OBJECTIVE:
Set down each line of the data below exactly as it stands, dropping the pictures.

INFORMATION PROVIDED:
★ ★ ★ ★ ★ ★ ★

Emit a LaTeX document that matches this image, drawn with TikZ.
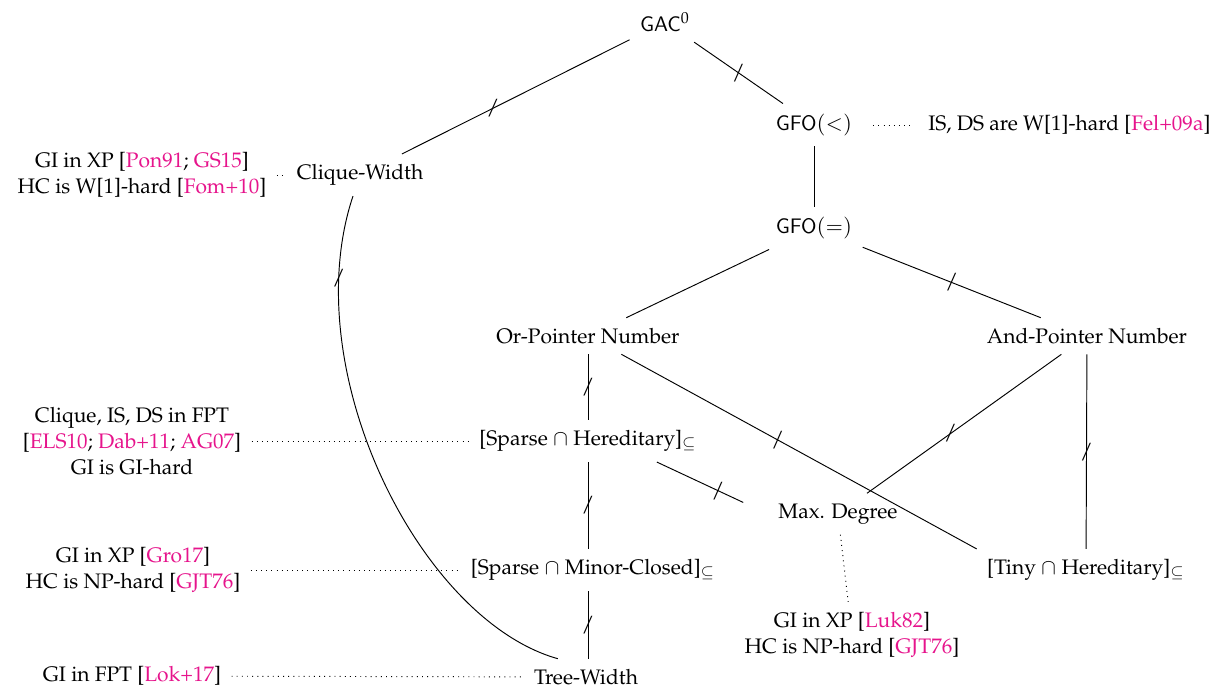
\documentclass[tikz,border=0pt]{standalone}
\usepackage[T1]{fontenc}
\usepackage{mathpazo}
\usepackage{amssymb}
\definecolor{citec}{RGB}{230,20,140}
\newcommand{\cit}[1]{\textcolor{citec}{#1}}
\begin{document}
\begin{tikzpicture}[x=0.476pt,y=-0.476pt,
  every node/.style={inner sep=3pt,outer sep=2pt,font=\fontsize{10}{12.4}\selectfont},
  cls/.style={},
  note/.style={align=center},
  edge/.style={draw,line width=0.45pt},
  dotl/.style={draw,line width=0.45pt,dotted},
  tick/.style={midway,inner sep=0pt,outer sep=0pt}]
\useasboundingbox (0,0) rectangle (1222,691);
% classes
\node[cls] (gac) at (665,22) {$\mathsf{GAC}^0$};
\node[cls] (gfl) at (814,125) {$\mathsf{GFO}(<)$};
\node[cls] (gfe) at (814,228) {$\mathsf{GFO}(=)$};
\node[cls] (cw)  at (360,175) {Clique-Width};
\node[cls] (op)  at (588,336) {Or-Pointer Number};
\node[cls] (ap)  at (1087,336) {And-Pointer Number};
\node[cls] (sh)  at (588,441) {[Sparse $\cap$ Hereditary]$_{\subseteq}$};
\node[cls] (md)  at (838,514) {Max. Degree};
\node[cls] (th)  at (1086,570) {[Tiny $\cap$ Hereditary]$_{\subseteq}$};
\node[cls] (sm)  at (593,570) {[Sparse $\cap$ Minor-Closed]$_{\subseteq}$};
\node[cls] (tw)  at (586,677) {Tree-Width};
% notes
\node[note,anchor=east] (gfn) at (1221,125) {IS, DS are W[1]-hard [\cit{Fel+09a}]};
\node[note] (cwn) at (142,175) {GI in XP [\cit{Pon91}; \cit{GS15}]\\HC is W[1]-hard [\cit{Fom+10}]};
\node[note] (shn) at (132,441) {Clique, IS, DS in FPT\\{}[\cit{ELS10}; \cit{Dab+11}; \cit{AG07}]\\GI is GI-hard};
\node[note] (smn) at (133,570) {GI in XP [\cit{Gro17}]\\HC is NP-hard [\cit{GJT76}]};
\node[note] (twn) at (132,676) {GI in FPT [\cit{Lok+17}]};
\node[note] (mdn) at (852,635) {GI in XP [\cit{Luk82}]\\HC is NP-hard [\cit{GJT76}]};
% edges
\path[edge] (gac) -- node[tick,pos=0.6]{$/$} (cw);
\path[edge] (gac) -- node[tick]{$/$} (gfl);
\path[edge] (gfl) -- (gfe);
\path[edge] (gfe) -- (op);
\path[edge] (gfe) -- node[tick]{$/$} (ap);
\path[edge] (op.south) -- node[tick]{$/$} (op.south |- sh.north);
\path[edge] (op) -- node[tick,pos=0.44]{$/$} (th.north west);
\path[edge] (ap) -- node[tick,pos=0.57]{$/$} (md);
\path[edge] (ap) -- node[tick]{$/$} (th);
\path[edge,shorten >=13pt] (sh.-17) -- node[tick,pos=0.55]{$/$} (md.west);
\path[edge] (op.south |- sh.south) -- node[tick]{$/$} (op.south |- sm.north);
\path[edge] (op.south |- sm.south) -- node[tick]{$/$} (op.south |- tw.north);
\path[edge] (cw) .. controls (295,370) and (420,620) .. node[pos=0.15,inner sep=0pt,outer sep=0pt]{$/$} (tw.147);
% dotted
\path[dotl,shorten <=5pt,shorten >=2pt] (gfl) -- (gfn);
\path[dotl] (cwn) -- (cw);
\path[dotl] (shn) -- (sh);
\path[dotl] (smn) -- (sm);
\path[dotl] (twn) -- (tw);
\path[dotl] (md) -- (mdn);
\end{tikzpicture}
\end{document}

★ ★ ★ ★ ★ ★ ★

TASK SOLUTION:
Emit a LaTeX document that matches this image, drawn with TikZ.
\documentclass[tikz,border=0pt]{standalone}
\usepackage[T1]{fontenc}
\usepackage{mathpazo}
\usepackage{amssymb}
\definecolor{citec}{RGB}{230,20,140}
\newcommand{\cit}[1]{\textcolor{citec}{#1}}
\begin{document}
\begin{tikzpicture}[x=0.476pt,y=-0.476pt,
  every node/.style={inner sep=3pt,outer sep=2pt,font=\fontsize{10}{12.4}\selectfont},
  cls/.style={},
  note/.style={align=center},
  edge/.style={draw,line width=0.45pt},
  dotl/.style={draw,line width=0.45pt,dotted},
  tick/.style={midway,inner sep=0pt,outer sep=0pt}]
\useasboundingbox (0,0) rectangle (1222,691);
% classes
\node[cls] (gac) at (665,22) {$\mathsf{GAC}^0$};
\node[cls] (gfl) at (814,125) {$\mathsf{GFO}(<)$};
\node[cls] (gfe) at (814,228) {$\mathsf{GFO}(=)$};
\node[cls] (cw)  at (360,175) {Clique-Width};
\node[cls] (op)  at (588,336) {Or-Pointer Number};
\node[cls] (ap)  at (1087,336) {And-Pointer Number};
\node[cls] (sh)  at (588,441) {[Sparse $\cap$ Hereditary]$_{\subseteq}$};
\node[cls] (md)  at (838,514) {Max. Degree};
\node[cls] (th)  at (1086,570) {[Tiny $\cap$ Hereditary]$_{\subseteq}$};
\node[cls] (sm)  at (593,570) {[Sparse $\cap$ Minor-Closed]$_{\subseteq}$};
\node[cls] (tw)  at (586,677) {Tree-Width};
% notes
\node[note,anchor=east] (gfn) at (1221,125) {IS, DS are W[1]-hard [\cit{Fel+09a}]};
\node[note] (cwn) at (142,175) {GI in XP [\cit{Pon91}; \cit{GS15}]\\HC is W[1]-hard [\cit{Fom+10}]};
\node[note] (shn) at (132,441) {Clique, IS, DS in FPT\\{}[\cit{ELS10}; \cit{Dab+11}; \cit{AG07}]\\GI is GI-hard};
\node[note] (smn) at (133,570) {GI in XP [\cit{Gro17}]\\HC is NP-hard [\cit{GJT76}]};
\node[note] (twn) at (132,676) {GI in FPT [\cit{Lok+17}]};
\node[note] (mdn) at (852,635) {GI in XP [\cit{Luk82}]\\HC is NP-hard [\cit{GJT76}]};
% edges
\path[edge] (gac) -- node[tick,pos=0.6]{$/$} (cw);
\path[edge] (gac) -- node[tick]{$/$} (gfl);
\path[edge] (gfl) -- (gfe);
\path[edge] (gfe) -- (op);
\path[edge] (gfe) -- node[tick]{$/$} (ap);
\path[edge] (op.south) -- node[tick]{$/$} (op.south |- sh.north);
\path[edge] (op) -- node[tick,pos=0.44]{$/$} (th.north west);
\path[edge] (ap) -- node[tick,pos=0.57]{$/$} (md);
\path[edge] (ap) -- node[tick]{$/$} (th);
\path[edge,shorten >=13pt] (sh.-17) -- node[tick,pos=0.55]{$/$} (md.west);
\path[edge] (op.south |- sh.south) -- node[tick]{$/$} (op.south |- sm.north);
\path[edge] (op.south |- sm.south) -- node[tick]{$/$} (op.south |- tw.north);
\path[edge] (cw) .. controls (295,370) and (420,620) .. node[pos=0.15,inner sep=0pt,outer sep=0pt]{$/$} (tw.147);
% dotted
\path[dotl,shorten <=5pt,shorten >=2pt] (gfl) -- (gfn);
\path[dotl] (cwn) -- (cw);
\path[dotl] (shn) -- (sh);
\path[dotl] (smn) -- (sm);
\path[dotl] (twn) -- (tw);
\path[dotl] (md) -- (mdn);
\end{tikzpicture}
\end{document}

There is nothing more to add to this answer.